>> begin
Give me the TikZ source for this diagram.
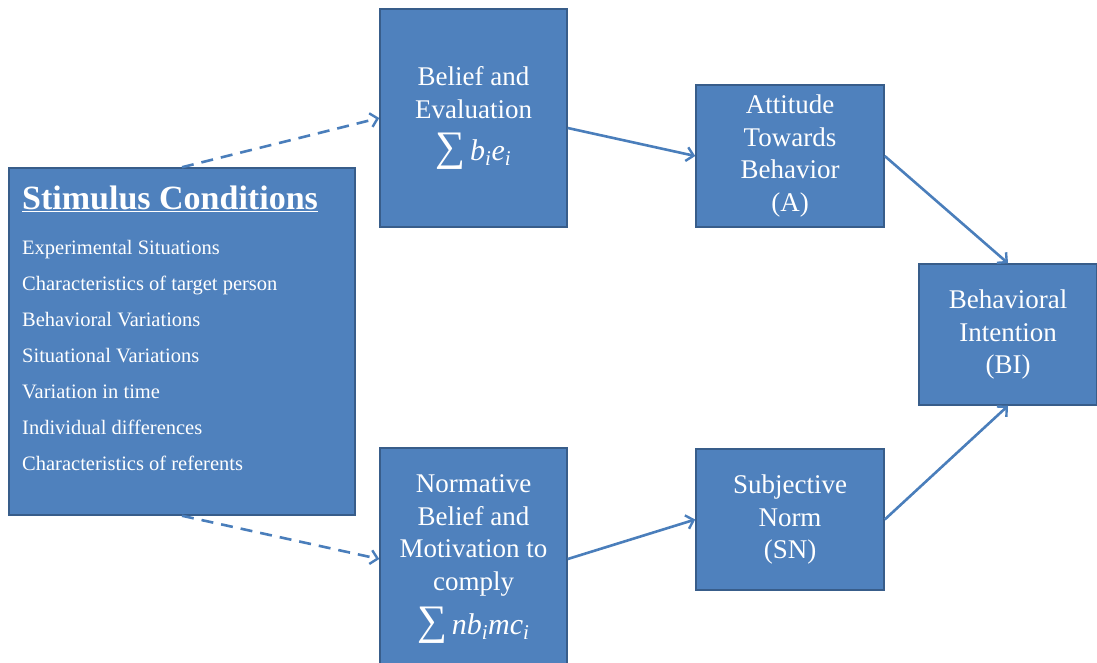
\documentclass[tikz,border=0pt]{standalone}
\usepackage{fontspec}
\setmainfont{Liberation Serif}
\usetikzlibrary{arrows.meta}
\definecolor{boxfill}{HTML}{4F81BD}
\definecolor{boxline}{HTML}{385D8A}
\definecolor{arrowc}{HTML}{4A7EBB}
\newcommand{\bigsum}{{\fontsize{42}{32}\selectfont ∑}}
\begin{document}
\begin{tikzpicture}[x=1pt,y=-1pt,
  box/.style={draw=boxline, line width=1.5pt, fill=boxfill, text=white, align=center,
    font=\fontsize{27}{32.5}\selectfont, inner sep=0pt},
  listtext/.style={anchor=base west, text=white, inner sep=0pt, font=\fontsize{20.5}{24}\selectfont},
  conn/.style={draw=arrowc, line width=2.6pt, -{Straight Barb[length=7pt,width=14pt,line width=2.4pt]}},
  dconn/.style={conn, dash pattern=on 12pt off 8pt}]
\useasboundingbox (0,0) rectangle (1097,662);
\clip (0,0) rectangle (1097,662);

\node[box, minimum width=346pt, minimum height=347pt] (stim) at (182,341.5) {};
\node[anchor=base west, text=white, inner sep=0pt, font=\bfseries\fontsize{34}{40}\selectfont] (title) at (22,209) {\underline{Stimulus Conditions}};
\foreach \t [count=\i] in {Experimental Situations, Characteristics of target person, Behavioral Variations, Situational Variations, Variation in time, Individual differences, Characteristics of referents}
  \node[listtext] (l\i) at (22,{218+36*\i}) {\t};

\node[box, minimum width=187pt, minimum height=218pt] (belief) at (473.5,118)
  {Belief and\\Evaluation\\[10pt]\bigsum\,{\fontsize{30}{32}\selectfont\textit{b\textsubscript{i}e\textsubscript{i}}}};
\node[box, minimum width=187pt, minimum height=222pt] (norm) at (473.5,559)
  {Normative\\Belief and\\Motivation to\\comply\\[10pt]\bigsum\,{\fontsize{30}{32}\selectfont\textit{nb\textsubscript{i}mc\textsubscript{i}}}};
\node[box, minimum width=188pt, minimum height=142pt] (att) at (790,156)
  {Attitude\\Towards\\Behavior\\(A)};
\node[box, minimum width=188pt, minimum height=141pt] (sn) at (790,519.5)
  {Subjective\\Norm\\(SN)};
\node[box, minimum width=178pt, minimum height=141pt] (bi) at (1008,334.5)
  {Behavioral\\Intention\\(BI)};

\draw[dconn] (stim.north) -- (belief.west);
\draw[dconn] (stim.south) -- (norm.west);
\draw[conn] ([yshift=-10pt]belief.east) -- (att.west);
\draw[conn] (norm.east) -- (sn.west);
\draw[conn] (att.east) -- (bi.north);
\draw[conn] (sn.east) -- (bi.south);
\end{tikzpicture}
\end{document}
>> end
● WORK INSTRUCTIONS:
Copy each line in full and exactly, omitting any picture.

● OUTPUT:
Give me the TikZ source for this diagram.
\documentclass[tikz,border=0pt]{standalone}
\usepackage{fontspec}
\setmainfont{Liberation Serif}
\usetikzlibrary{arrows.meta}
\definecolor{boxfill}{HTML}{4F81BD}
\definecolor{boxline}{HTML}{385D8A}
\definecolor{arrowc}{HTML}{4A7EBB}
\newcommand{\bigsum}{{\fontsize{42}{32}\selectfont ∑}}
\begin{document}
\begin{tikzpicture}[x=1pt,y=-1pt,
  box/.style={draw=boxline, line width=1.5pt, fill=boxfill, text=white, align=center,
    font=\fontsize{27}{32.5}\selectfont, inner sep=0pt},
  listtext/.style={anchor=base west, text=white, inner sep=0pt, font=\fontsize{20.5}{24}\selectfont},
  conn/.style={draw=arrowc, line width=2.6pt, -{Straight Barb[length=7pt,width=14pt,line width=2.4pt]}},
  dconn/.style={conn, dash pattern=on 12pt off 8pt}]
\useasboundingbox (0,0) rectangle (1097,662);
\clip (0,0) rectangle (1097,662);

\node[box, minimum width=346pt, minimum height=347pt] (stim) at (182,341.5) {};
\node[anchor=base west, text=white, inner sep=0pt, font=\bfseries\fontsize{34}{40}\selectfont] (title) at (22,209) {\underline{Stimulus Conditions}};
\foreach \t [count=\i] in {Experimental Situations, Characteristics of target person, Behavioral Variations, Situational Variations, Variation in time, Individual differences, Characteristics of referents}
  \node[listtext] (l\i) at (22,{218+36*\i}) {\t};

\node[box, minimum width=187pt, minimum height=218pt] (belief) at (473.5,118)
  {Belief and\\Evaluation\\[10pt]\bigsum\,{\fontsize{30}{32}\selectfont\textit{b\textsubscript{i}e\textsubscript{i}}}};
\node[box, minimum width=187pt, minimum height=222pt] (norm) at (473.5,559)
  {Normative\\Belief and\\Motivation to\\comply\\[10pt]\bigsum\,{\fontsize{30}{32}\selectfont\textit{nb\textsubscript{i}mc\textsubscript{i}}}};
\node[box, minimum width=188pt, minimum height=142pt] (att) at (790,156)
  {Attitude\\Towards\\Behavior\\(A)};
\node[box, minimum width=188pt, minimum height=141pt] (sn) at (790,519.5)
  {Subjective\\Norm\\(SN)};
\node[box, minimum width=178pt, minimum height=141pt] (bi) at (1008,334.5)
  {Behavioral\\Intention\\(BI)};

\draw[dconn] (stim.north) -- (belief.west);
\draw[dconn] (stim.south) -- (norm.west);
\draw[conn] ([yshift=-10pt]belief.east) -- (att.west);
\draw[conn] (norm.east) -- (sn.west);
\draw[conn] (att.east) -- (bi.north);
\draw[conn] (sn.east) -- (bi.south);
\end{tikzpicture}
\end{document}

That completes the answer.